No meio de tanto dislate, RT acerta num ponto. Diz ele sobre o caso Skripal que “A questão mais importante começou antes e vai muito para além do actual episódio”. E a questão é esta: “Putin tem uma considerável base de opinião a seu favor nas democracias ocidentais”. Se é assim, então fica de novo provado ser a questão do envenenamento uma montagem com efeitos politicamente calculados. Mas isso não se atreve RT a concluir.

Eis a imprensa livre.


Comentários dos leitores

aov 2/4/2018, 14:37

Não tenho dúvidas nenhuma que se a Rússia fosse um país como o Iraque ou outro com a dimensão do mesmo a esta hora a CEE/UE/NATO/USA e satélites já estariam a descarregar bombas sobre a sua capital como aconteceu com o Iraque.

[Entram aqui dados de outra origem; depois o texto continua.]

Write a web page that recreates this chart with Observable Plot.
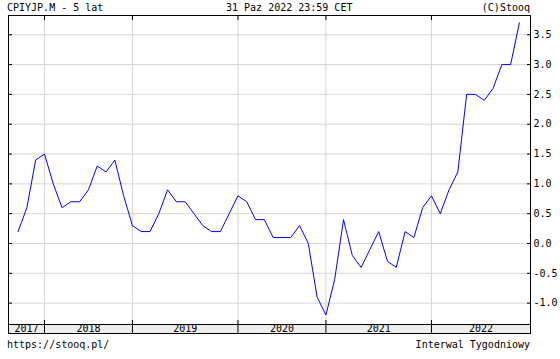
<!DOCTYPE html>
<html>
<head>
<meta charset="utf-8">
<script src="https://cdn.jsdelivr.net/npm/d3@7"></script>
<script src="https://cdn.jsdelivr.net/npm/@observablehq/plot@0.6"></script>
<style>
  html, body { margin: 0; padding: 0; background: #ffffff; }
  #wrap { position: relative; width: 560px; height: 359px; overflow: hidden;
          font-family: "DejaVu Sans Mono", monospace; font-size: 10px; color: #000; }
  .t { position: absolute; white-space: pre; line-height: 10px; z-index: 2; }
  .chart { position: absolute; left: 0; }
</style>
</head>
<body>
<div id="wrap"></div>
<script>
// ---- data ----
const titleLeft = "CPIYJP.M - 5 lat";
const titleCenter = "31 Paz 2022 23:59 CET";
const credit = "(C)Stooq";
const footerLeft = "https://stooq.pl/";
const footerRight = "Interwal Tygodniowy";

// monthly CPI YoY values (%), in order of the plotted points
const cpiValues = [
  0.2, 0.6, 1.4,
  1.5, 1.0, 0.6, 0.7, 0.7, 0.9, 1.3, 1.2, 1.4, 0.8,
  0.3, 0.2, 0.2, 0.5, 0.9, 0.7, 0.7, 0.5, 0.3, 0.2, 0.2, 0.5,
  0.8, 0.7, 0.4, 0.4, 0.1, 0.1, 0.1, 0.3, 0.0, -0.9,
  -1.2, -0.6, 0.4, -0.2, -0.4, -0.1, 0.2, -0.3, -0.4, 0.2, 0.1, 0.6,
  0.8, 0.5, 0.9, 1.2, 2.5, 2.5, 2.4, 2.6, 3.0, 3.0, 3.7
];
const yearLabels = ["2017", "2018", "2019", "2020", "2021", "2022"];
const yearStartIdx = [3, 13, 25, 35, 47];        // point index where each new year starts
const yTicks = [-1.0, -0.5, 0.0, 0.5, 1.0, 1.5, 2.0, 2.5, 3.0, 3.5];
const xDomain = [-1.09, 58.26];
const yDomain = [-1.358, 3.823];

// ---- build ----
const data = cpiValues.map((v, i) => ({i, v}));
const bounds = [xDomain[0], ...yearStartIdx, xDomain[1]];
const bandLabels = yearLabels.map((label, k) => ({label, mid: (bounds[k] + bounds[k + 1]) / 2}));

const FONT = {fontFamily: "DejaVu Sans Mono, monospace", fontSize: "10px", color: "black",
              background: "transparent", overflow: "visible"};
const GRID = "#d4d4d4";
const blank = () => "";

const main = Plot.plot({
  width: 560, height: 325,
  marginLeft: 8, marginRight: 30, marginTop: 15, marginBottom: 1,
  style: FONT,
  x: {type: "linear", domain: xDomain, axis: null},
  y: {type: "linear", domain: yDomain, axis: null},
  marks: [
    Plot.ruleY(yTicks, {stroke: GRID}),
    Plot.ruleX(yearStartIdx, {stroke: GRID}),
    Plot.line(data, {x: "i", y: "v", stroke: "#0000ff", strokeWidth: 1}),
    Plot.frame({stroke: "black"}),
    Plot.axisY(yTicks, {anchor: "right", tickSize: 0, tickPadding: 3, tickFormat: d => d.toFixed(1), label: null}),
    Plot.axisY(yTicks, {anchor: "right", tickSize: 4, dx: -4, tickFormat: blank, label: null}),
    Plot.axisY(yTicks, {anchor: "left", tickSize: 4, dx: 4, tickFormat: blank, label: null}),
    Plot.axisX(yearStartIdx, {anchor: "top", tickSize: 4, dy: 4, tickFormat: blank, label: null}),
    Plot.axisX(yearStartIdx, {anchor: "bottom", tickSize: 4, dy: -4, tickFormat: blank, label: null})
  ]
});
main.classList.add("chart");
main.style.top = "0px";

const band = Plot.plot({
  width: 560, height: 10,
  marginLeft: 8, marginRight: 30, marginTop: 0, marginBottom: 1,
  style: FONT,
  x: {type: "linear", domain: xDomain, axis: null},
  y: {domain: [0, 1], axis: null},
  marks: [
    Plot.frame({fill: "#eeeeee", stroke: "black"}),
    Plot.ruleX(yearStartIdx, {stroke: "black"}),
    Plot.text(bandLabels, {x: "mid", text: "label", frameAnchor: "middle", fill: "black"})
  ]
});
band.classList.add("chart");
band.style.top = "324px";

const wrap = document.getElementById("wrap");
wrap.appendChild(main);
wrap.appendChild(band);

function addText(str, css) {
  const d = document.createElement("div");
  d.className = "t";
  d.textContent = str;
  Object.assign(d.style, css);
  wrap.appendChild(d);
}
addText(titleLeft, {left: "7px", top: "3px"});
addText(titleCenter, {left: "226px", top: "3px"});
addText(credit, {right: "30px", top: "3px"});
addText(footerLeft, {left: "7px", top: "340px"});
addText(footerRight, {right: "30px", top: "340px"});
</script>
</body>
</html>
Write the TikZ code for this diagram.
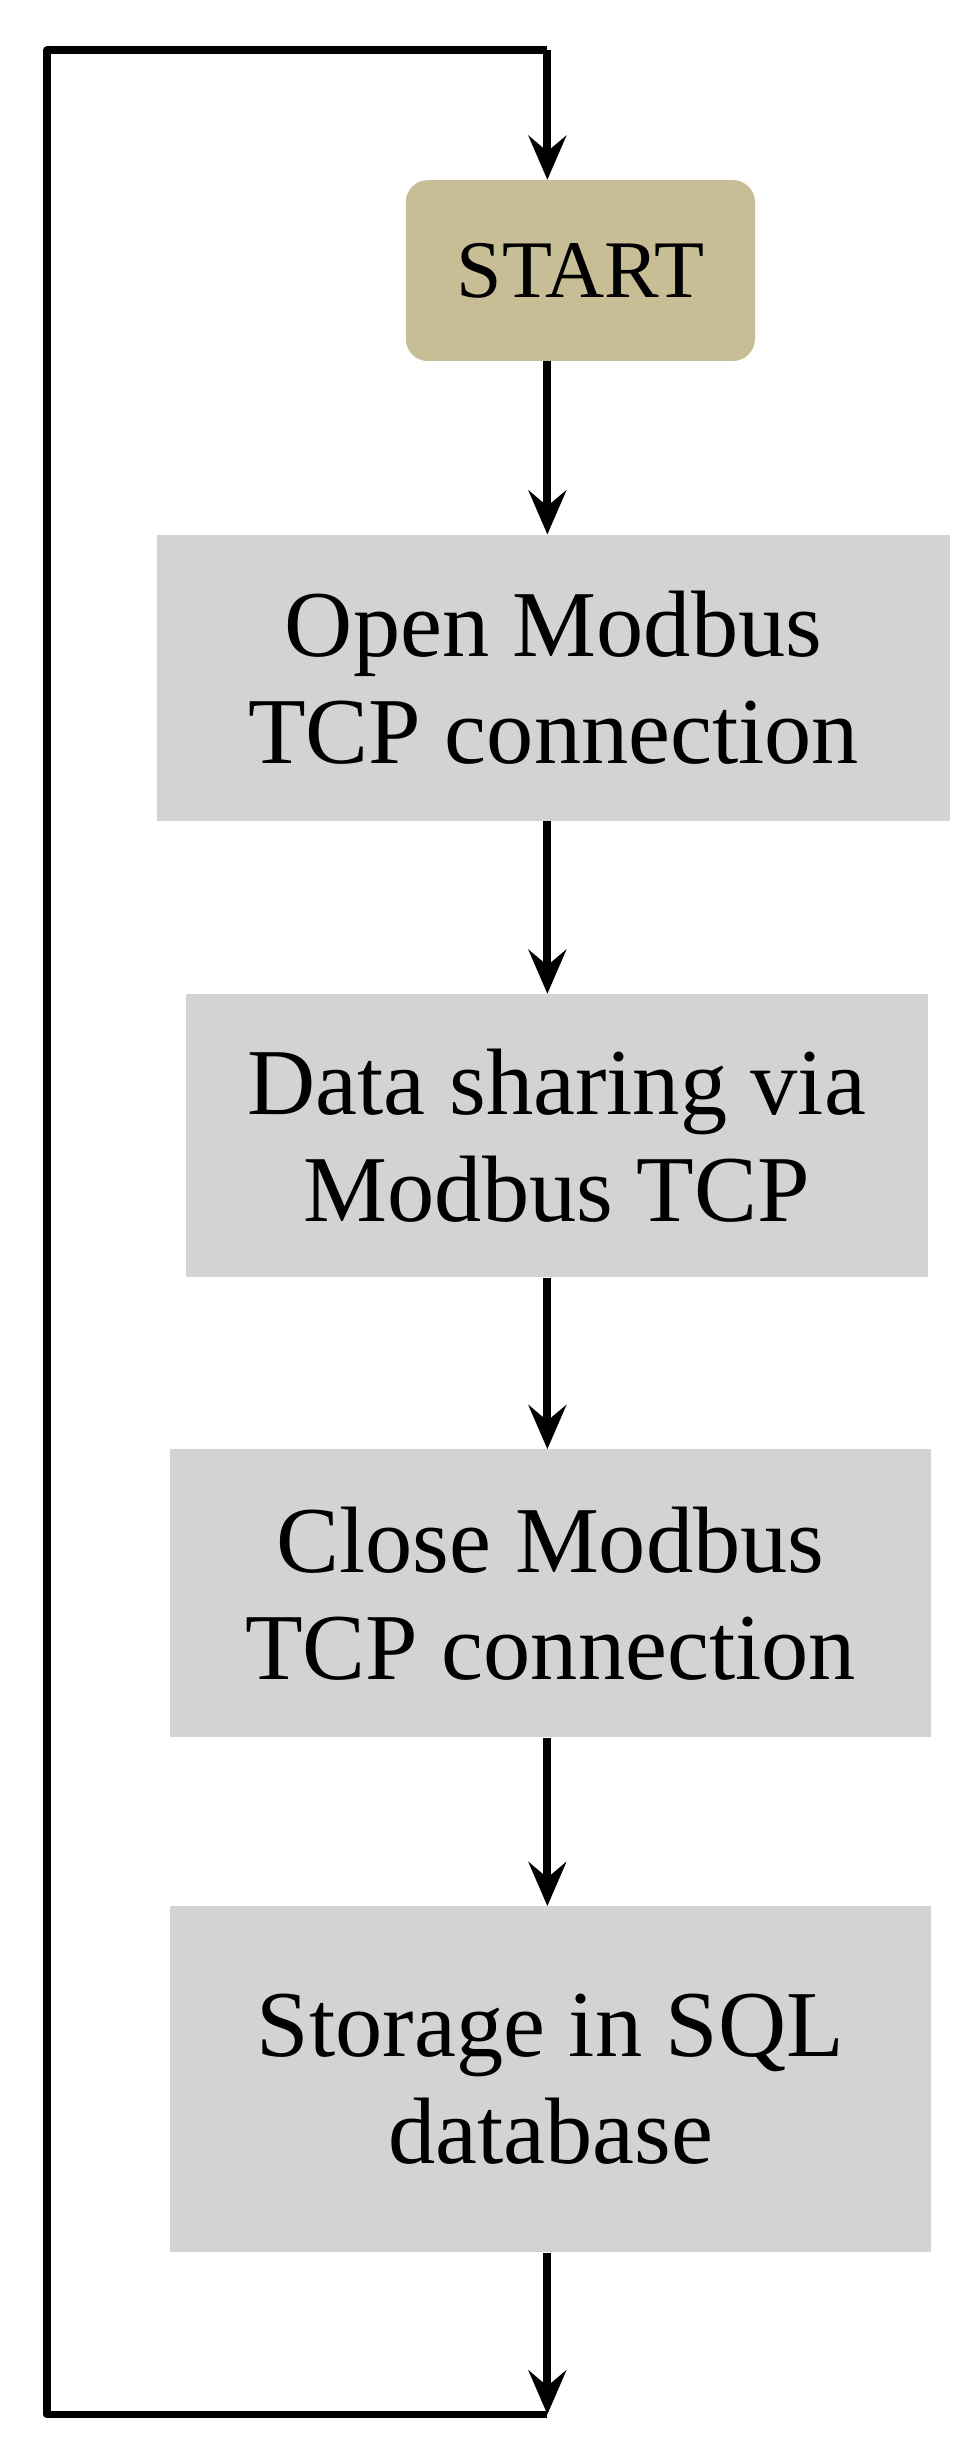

Como a Rússia tem uma dimensão maior e é uma potencia militar mundial estes países fica-se pela expulsões de diplomatas que é o que podem fazer. Se por acaso desencadeassem uma guerra à Rússia ela podia transforma-se numa guerra mundial. O Governo luso também actuou com algumas percalções chamado o embaixador em Moscovo para consultas por que a economia lusa depende muito do turismo e a Rússia dá também muitos turistas a Portugal e não quis alinhar com os convivas europeus em matéria diplomática expulsando diplomatas o que seria seguida pela Rússia na mesma moeda dificultando o import/export que seria muito prejudicial a campanha lusa na Rússia. De qualquer maneira o governo alinhou com linha Ocidental ainda que fosse criticado pela direita PSD/CDS mais extremista.Quanto ao Bloco e ao PCP também ficaram rendidos à posição do governo.O Bloco diz que não há provas por enquanto mas se houvesse era a favor da expulsão.Quanto é que não vale um lugarzinho no futuro governo.